After all, some dogs are very young, other are exceedingly old, still more might be too ill or arthritic (like Buster) to move well enough to walk far. Then there’s the behavior factor. Some are aggressive with other pets or people, pull too hard on their leashes, or are otherwise difficult to handle.
Which brings us to the question: Should all dogs walk or are there some who simply do not qualify as walk-able?
As the past and present primary person of dozens of dogs, I can honestly say that I never met one –– regardless of size, shape, behavior or health status –– whom I deemed incapable of going for a walk. They all “walked” in some fashion or another. Furthermore, I contend that all dogs are social creatures that must go for walks, regardless of size, age, temperament, health status or disability.

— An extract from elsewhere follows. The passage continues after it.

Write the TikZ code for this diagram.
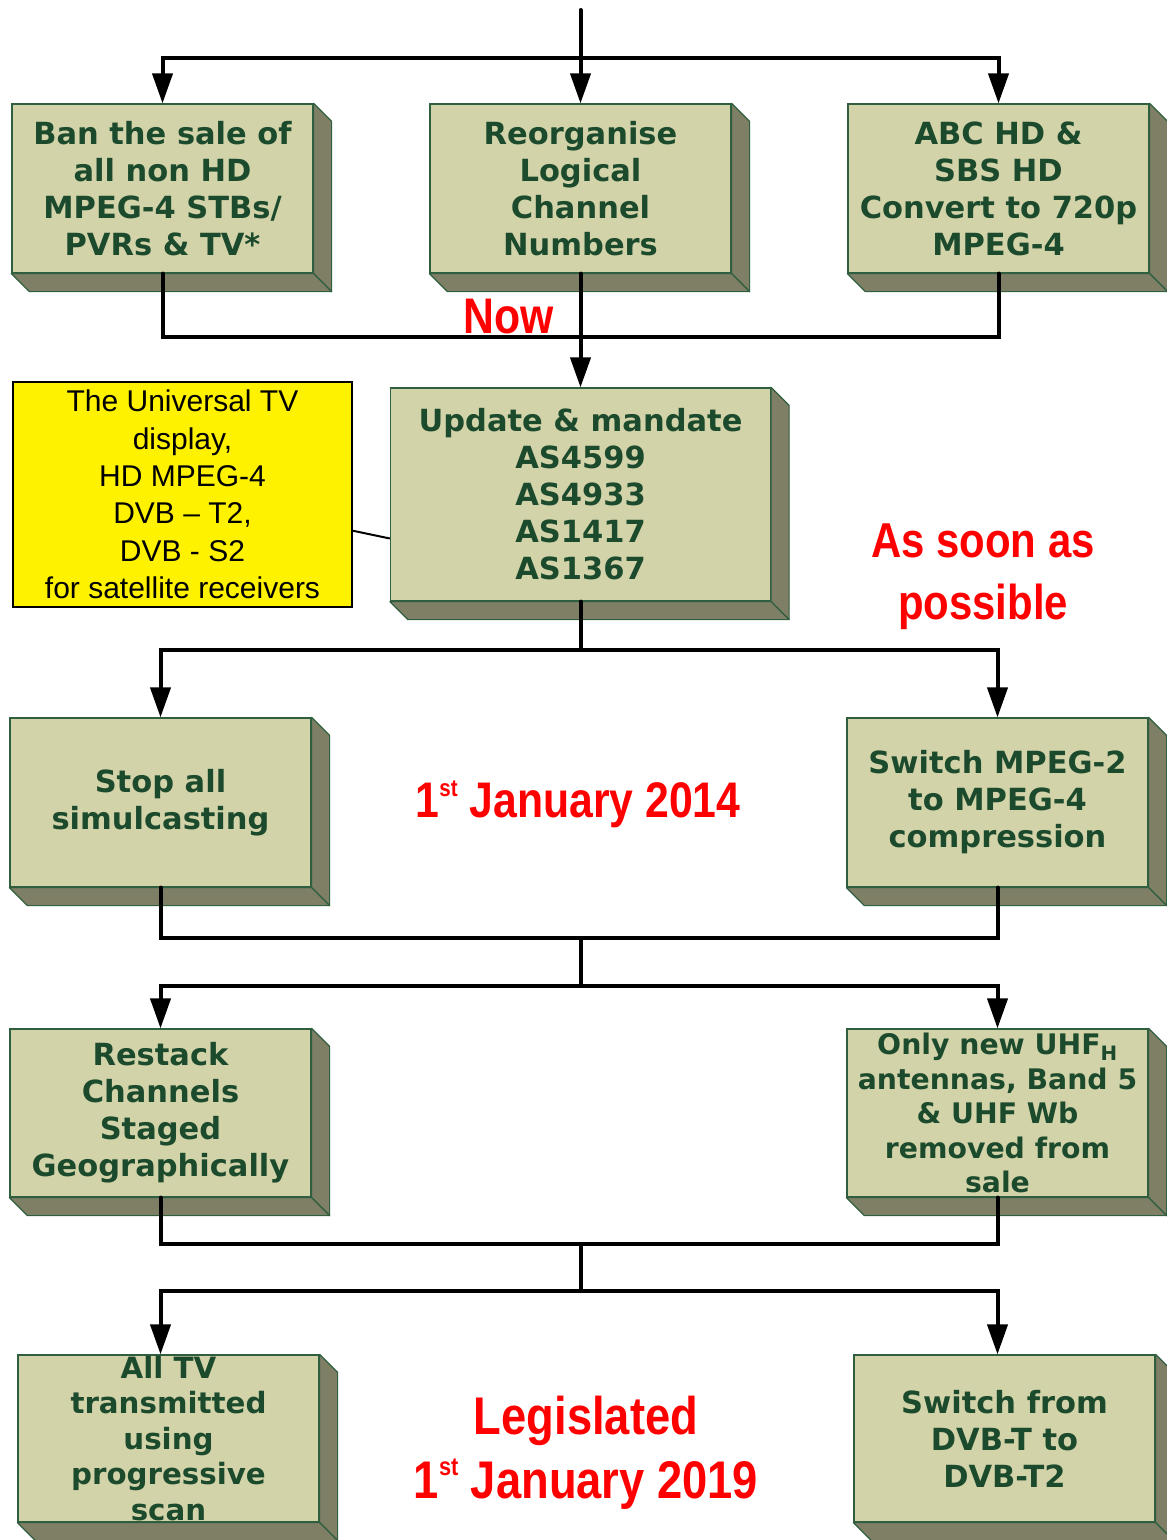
\documentclass[tikz,border=0pt]{standalone}
\usepackage{fontspec}
\newfontfamily\greenfont{DejaVu Sans}
\newfontfamily\notefont{Liberation Sans}
\newfontfamily\redfont{Liberation Sans}[FakeStretch=0.855]
\usepackage{tikz}
\usetikzlibrary{arrows.meta, calc}

\definecolor{boxfill}{HTML}{D3D3AA}
\definecolor{boxside}{HTML}{7F7F66}
\definecolor{boxedge}{HTML}{2F5F3F}
\definecolor{boxtext}{HTML}{1C4A2C}

\newcommand\ordsup[1]{\raisebox{0.42em}{\scalebox{0.48}{#1}}}

\tikzset{
	stage/.style={draw=boxedge, fill=boxfill, line width=1.2pt, text=boxtext, align=center,
		inner sep=0pt, minimum width=301pt, minimum height=169pt,
		font=\greenfont\bfseries\fontsize{30.5}{37}\selectfont},
	side/.style={draw=boxedge, fill=boxside, line width=1.2pt, line join=round},
	conn/.style={line width=4pt, line cap=round},
	when/.style={text=red, anchor=base, inner sep=0pt},
	note/.style={draw=black, fill=yellow, line width=2pt, align=center, inner sep=0pt,
		minimum width=339pt, minimum height=225pt,
		font=\notefont\fontsize{30}{37.4}\selectfont}
}

\begin{document}
\begin{tikzpicture}[x=1pt, y=-1pt, >={Triangle[length=30pt, width=20pt]}]

		\useasboundingbox (0,0) rectangle (1167,1540);

		% Row 1: immediate actions
		\node[stage] (ban) at (162.5, 188.5) {Ban the sale of\\all non HD\\MPEG-4 STBs/\\PVRs \& TV*};
		\node[stage] (lcn) at (580.5, 188.5) {Reorganise\\Logical\\Channel\\Numbers};
		\node[stage] (abc) at (998.5, 188.5) {ABC HD \&\\SBS HD\\Convert to 720p\\MPEG-4};

		% Row 2: standards
		\node[stage, minimum width=380pt, minimum height=213pt] (upd) at (580.5, 494.5)
			{Update \& mandate\\AS4599\\AS4933\\AS1417\\AS1367};
		\node[note] (note) at (182.5, 494.5)
			{The Universal TV\\display,\\HD MPEG-4\\DVB – T2,\\DVB - S2\\for satellite receivers};

		% Row 3: 2014
		\node[stage] (stop) at (160.5, 802.5) {Stop all\\simulcasting};
		\node[stage] (mpeg) at (997.5, 802.5) {Switch MPEG-2\\to MPEG-4\\compression};

		% Row 4: restack
		\node[stage, minimum height=168pt] (restack) at (160.5, 1113) {Restack\\Channels\\Staged\\Geographically};
		\node[stage, minimum height=168pt, font=\greenfont\bfseries\fontsize{28.3}{34.5}\selectfont] (uhf) at (997.5, 1113)
			{Only new UHF\textsubscript{H}\\antennas, Band 5\\\& UHF Wb\\removed from\\sale};

		% Row 5: 2019
		\node[stage, minimum height=167pt, font=\greenfont\bfseries\fontsize{29.3}{35.5}\selectfont] (prog) at (168.5, 1438.5)
			{All TV\\transmitted\\using\\progressive\\scan};
		\node[stage, minimum height=167pt] (dvbt) at (1004.5, 1438.5) {Switch from\\DVB-T to\\DVB-T2};

		% depth faces
		\foreach \b in {ban,lcn,abc,upd,stop,mpeg,restack,uhf,prog,dvbt} {
				\filldraw[side] (\b.north east) -- ++(18,18) -- ($(\b.south east)+(18,18)$) -- (\b.south east) -- cycle;
				\filldraw[side] (\b.south west) -- ++(18,18) -- ($(\b.south east)+(18,18)$) -- (\b.south east) -- cycle;
			}

		% --- Connections ---
		\coordinate (src) at (580.5, 10);
		\coordinate (j0) at (580.5, 58);
		\coordinate (j1) at (580.5, 337);
		\coordinate (j2) at (580.5, 650);
		\coordinate (j3) at (580.5, 938);
		\coordinate (j4) at (580.5, 986);
		\coordinate (j5) at (580.5, 1244);
		\coordinate (j6) at (580.5, 1291);

		\draw[conn, ->] (src) -- (lcn.north);
		\draw[conn, ->] (j0) -| (ban.north);
		\draw[conn, ->] (j0) -| (abc.north);

		\draw[conn] (ban.south) |- (j1) -| (abc.south);
		\draw[conn, ->] (lcn.south) -- (upd.north);
		\draw[line width=2pt] (note.-12.5) -- (upd.193);

		\draw[conn] (upd.south) -- (j2);
		\draw[conn, ->] (j2) -| (stop.north);
		\draw[conn, ->] (j2) -| (mpeg.north);

		\draw[conn] (stop.south) |- (j3) -| (mpeg.south);
		\draw[conn] (j3) -- (j4);
		\draw[conn, ->] (j4) -| (restack.north);
		\draw[conn, ->] (j4) -| (uhf.north);

		\draw[conn] (restack.south) |- (j5) -| (uhf.south);
		\draw[conn] (j5) -- (j6);
		\draw[conn, ->] (j6) -| (restack.south |- prog.north);
		\draw[conn, ->] (j6) -| (uhf.south |- dvbt.north);

		% --- Time labels ---
		\node[when, font=\redfont\bfseries\fontsize{50}{60}\selectfont] (now) at (509, 333) {Now};
		\node[when, font=\redfont\bfseries\fontsize{49}{60}\selectfont] (asap1) at (983, 557) {As soon as};
		\node[when, font=\redfont\bfseries\fontsize{49}{60}\selectfont] (asap2) at (983, 619) {possible};
		\node[when, font=\redfont\bfseries\fontsize{50}{60}\selectfont] (date1) at (578, 817) {1\ordsup{st} January 2014};
		\node[when, font=\redfont\bfseries\fontsize{53}{64}\selectfont] (legis) at (586, 1434) {Legislated};
		\node[when, font=\redfont\bfseries\fontsize{53}{64}\selectfont] (date2) at (586, 1498) {1\ordsup{st} January 2019};

	\end{tikzpicture}
\end{document}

Yet, as a veterinarian, I’m constantly informed that dogs “cannot walk” because of x, y or z behavior or infirmity.
In the case of behavior issues, I’ll argue in favor of basket muzzles for the aggressive (many attractive options are available on Amazon) and head halter-style leaders instead of collars for the hard-to-handle pullers and the unpredictably rambunctious. After all, less walking begets more of the same difficult behavior. These dogs stand to benefit most from being walked!
For the old, I always urge people to ponder the downside of not walking. Consider that not walking at all almost always leads to increased loss of muscle mass, increased weakness and greater stiffness.
For the sick, tiny or truly disabled, consider that exercise isn’t always the goal of “walking.” After all, walks are as much for exercise as they are for socialization and environmental stimulation. And this class of dogs, like Buster, tend to be especially needy in this regard.